Bekasi people marginalized
From Merdeka
Criminality is rife in the town of Bekasi 30 kilometers east of Jakarta. It was in Bekasi that two robberies, in the same house, by the same gang, took place within a few months. The gang leader also raped the owner's wife on both occasions. In another burglary, a whole family was murdered.
Bekasi is representative of a typical developing town. It was once a place where a struggle was waged against the colonialist oppressors as described by the poet Chairil Anwar in his poem Between Karawang and Bekasi. Nowadays, speaking of Bekasi, people only think of two things: one, an industrial estate and two, criminality.
The formerly agrarian community suddenly faces a large-scale urban lifestyle. Those who possessed expansive lands received compensation and were compelled to leave the land of their birth. In fact, they did not only leave their land but also their culture and social environment.
Families that have found a place outside Bekasi may no longer have any problems. But for those who have moved only to the town's periphery, things look different. As an agrarian community, they lived in an ambience of mutual help. Now they face an industrial community whose philosophy is based on profit and loss.
The Bekasi inhabitants who have sold their land for industrial or housing projects may be "rich" - they own a personal automobile and another motor vehicle leased for public transportation; they have slightly better houses; they have gold necklaces and bracelets.
Wealth that is not well managed will soon get depleted. The car, the house and other riches will vanish in enabling the owners to keep up with the lifestyle of the industrial community. They will be transformed into a marginal community living on the periphery of Bekasi. They will now become mere spectators.

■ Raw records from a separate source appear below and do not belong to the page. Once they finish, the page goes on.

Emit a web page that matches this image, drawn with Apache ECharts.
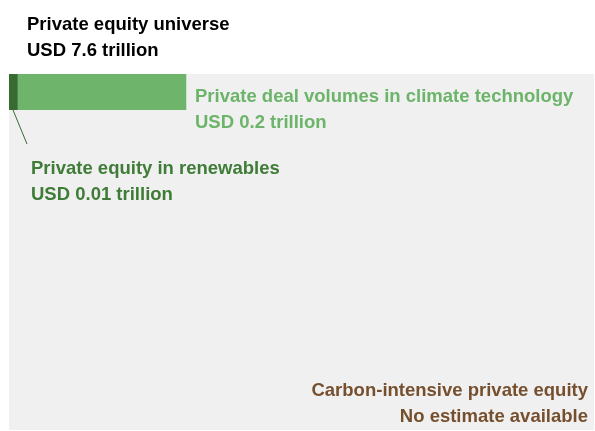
<!DOCTYPE html>
<html>
<head>
<meta charset="utf-8">
<script src="https://cdn.jsdelivr.net/npm/echarts@6/dist/echarts.min.js"></script>
<style>
  html, body { margin: 0; padding: 0; background: #fff; }
  #box { width: 595px; height: 431px; }
</style>
</head>
<body>
<div id="box"></div>
<script>
// values in USD trillion
var names = ['Private equity universe', 'Private deal volumes in climate technology', 'Private equity in renewables'];
var values = [7.6, 0.2, 0.01];
var valueLabels = ['USD 7.6 trillion', 'USD 0.2 trillion', 'USD 0.01 trillion'];
var carbonLabel = ['Carbon-intensive private equity', 'No estimate available'];

var universe = values[0], climate = values[1], renew = values[2];

var font = '"Liberation Sans", Arial, sans-serif';
function txt(x, y, lines, color, align) {
    return {
        type: 'text', x: x, y: y, z: 100,
        style: {
            text: lines.join('\n'), fill: color, font: 'bold 18.5px ' + font,
            lineHeight: 26, align: align || 'left', verticalAlign: 'top'
        }
    };
}

var chart = echarts.init(document.getElementById('box'));
var option = {
    animation: false,
    backgroundColor: '#ffffff',
    grid: [
        { left: 9, top: 74, width: 585, height: 356 },
        { left: 9, top: 74, width: 585, height: 36 }
    ],
    xAxis: [
        { gridIndex: 0, type: 'value', min: 0, max: universe, show: false },
        { gridIndex: 1, type: 'value', min: 0, max: 0.66, show: false }
    ],
    yAxis: [
        { gridIndex: 0, type: 'category', data: ['universe'], show: false },
        { gridIndex: 1, type: 'category', data: ['strip'], show: false }
    ],
    series: [
        {
            name: names[0], type: 'bar', xAxisIndex: 0, yAxisIndex: 0,
            barWidth: '100%', data: [universe], itemStyle: { color: '#f0f0f0' }, silent: true
        },
        {
            name: names[2], type: 'bar', xAxisIndex: 1, yAxisIndex: 1, stack: 's',
            barWidth: '100%', data: [renew], itemStyle: { color: '#386b31' }
        },
        {
            name: names[1], type: 'bar', xAxisIndex: 1, yAxisIndex: 1, stack: 's',
            barWidth: '100%', data: [climate - renew], itemStyle: { color: '#6fb46b' }
        }
    ],
    graphic: [
        txt(27, 12, [names[0], valueLabels[0]], '#000000'),
        txt(195, 84, [names[1], valueLabels[1]], '#6cb46a'),
        txt(31, 156, [names[2], valueLabels[2]], '#3e7c37'),
        txt(588, 378, carbonLabel, '#76502e', 'right'),
        {
            type: 'line', z: 100, shape: { x1: 13, y1: 110, x2: 27, y2: 144 },
            style: { stroke: '#386b31', lineWidth: 1 }
        }
    ]
};
chart.setOption(option);
</script>
</body>
</html>
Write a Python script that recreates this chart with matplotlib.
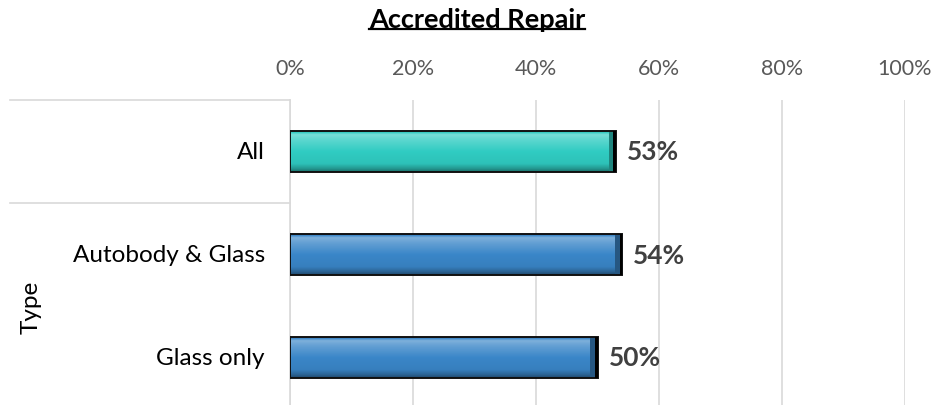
import numpy as np
import matplotlib
matplotlib.use("Agg")
import matplotlib.pyplot as plt
from matplotlib.colors import to_rgb
from matplotlib.lines import Line2D
from matplotlib.patches import Rectangle

plt.rcParams['font.family'] = ['Lato', 'DejaVu Sans']

# ---- data ----
categories = ["All", "Autobody & Glass", "Glass only"]
values = [0.53, 0.54, 0.50]
value_labels = ["53%", "54%", "50%"]
group_label = "Type"
title = "Accredited Repair"
xticks = [0, 0.2, 0.4, 0.6, 0.8, 1.0]
xticklabels = ["0%", "20%", "40%", "60%", "80%", "100%"]
bar_colors = ["#30ccc2", "#3a86c8"]  # All, types

W, H = 933, 406
fig = plt.figure(figsize=(W / 100, H / 100), dpi=100)
ax_left, ax_right, ax_top, ax_bot = 290, 905, 101, 410
ax = fig.add_axes([ax_left / W, 1 - ax_bot / H, (ax_right - ax_left) / W, (ax_bot - ax_top) / H])

ypos = np.arange(len(categories))
colors = [bar_colors[0]] + [bar_colors[1]] * (len(categories) - 1)
bars = ax.barh(ypos, values, height=0.39, color=colors, edgecolor="none", zorder=3)

def shade(c, f):
    r = np.array(to_rgb(c))
    if f >= 0:
        return r + (1 - r) * f
    return r * (1 + f)

for b, c in zip(bars, colors):
    x0, y0, w, h = b.get_x(), b.get_y(), b.get_width(), b.get_height()
    n = 60
    t = np.linspace(0, 1, n)
    prof = np.interp(t, [0, 0.08, 0.2, 0.5, 0.8, 0.92, 1.0],
                     [-0.15, 0.35, 0.22, 0.0, -0.05, -0.25, -0.45])
    grad = np.clip(np.array([shade(c, p) for p in prof]), 0, 1)
    img = np.repeat(grad[:, None, :], 2, axis=1)
    ax.imshow(img, extent=[x0, x0 + w, y0 + h, y0], aspect='auto',
              interpolation='bilinear', zorder=3.5)
    ew = 0.012
    ax.add_patch(Rectangle((x0 + w - ew, y0), ew, h, facecolor=shade(c, -0.35),
                           edgecolor='none', zorder=3.6))
    ax.add_patch(Rectangle((x0, y0), w, h, facecolor='none', edgecolor='#111111',
                           linewidth=1.4, zorder=4))
    ax.add_patch(Rectangle((x0 + w - 0.004, y0), 0.004, h, facecolor='#000000',
                           edgecolor='none', zorder=4.1))

for y, v, lab in zip(ypos, values, value_labels):
    ax.text(v + 0.018, y, lab, ha='left', va='center', fontsize=19,
            fontweight='bold', color='#404040', zorder=5)

ax.set_xlim(0, 1.0)
ax.set_ylim(len(categories) - 0.5, -0.5)
ax.xaxis.tick_top()
ax.set_xticks(xticks)
ax.set_xticklabels(xticklabels, fontsize=15.5, color='#595959')
ax.tick_params(axis='x', length=0, pad=16)
ax.set_yticks([])
ax.grid(axis='x', color='#d9d9d9', linewidth=1.2, zorder=0)
ax.set_axisbelow(True)
for s in ['top', 'right', 'bottom']:
    ax.spines[s].set_visible(False)
ax.spines['left'].set_color('#d9d9d9')
ax.spines['left'].set_linewidth(1.2)

trans = ax.get_yaxis_transform()
lab_x = -(ax_left - 265) / (ax_right - ax_left)
for y, c in zip(ypos, categories):
    ax.text(lab_x, y, c, transform=trans, ha='right', va='center', fontsize=17.5, color='#000000')

sep_x0 = -(ax_left - 10) / (ax_right - ax_left)
for yb in [-0.5, 0.5]:
    ax.add_line(Line2D([sep_x0, 0], [yb, yb], transform=trans, color='#d9d9d9',
                       linewidth=1.2, clip_on=False))

type_x = -(ax_left - 31) / (ax_right - ax_left)
ax.text(type_x, (1 + len(categories) - 1) / 2, group_label, transform=trans, rotation=90,
        ha='center', va='center', fontsize=17.5, color='#000000')

tt = fig.text(477 / W, 1 - 20 / H, title, ha='center', va='center', fontsize=19.5,
              fontweight='bold', color='#000000')
fig.canvas.draw()
bb = tt.get_window_extent(renderer=fig.canvas.get_renderer())
uy = bb.y0 + 2
fig.add_artist(Line2D([bb.x0 / W, bb.x1 / W], [uy / H, uy / H], transform=fig.transFigure,
                      color='#000000', linewidth=1.6))

fig.savefig("out.png", dpi=100)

Continuous pressure and the lure of luxury gives them two alternatives: find employment in a factory and become coolies or commit crimes against the people who live on their land.
Bekasi is only one of the many "mistakes in evaluation" in developing a town. It is ironic that the millions of dollars from the export of products manufactured in the industrial estate on the land of the rural people, must be got by the uprooting of the people's culture. They are now in a state of cultural perplexity. They are no longer rural people, neither are they urban people.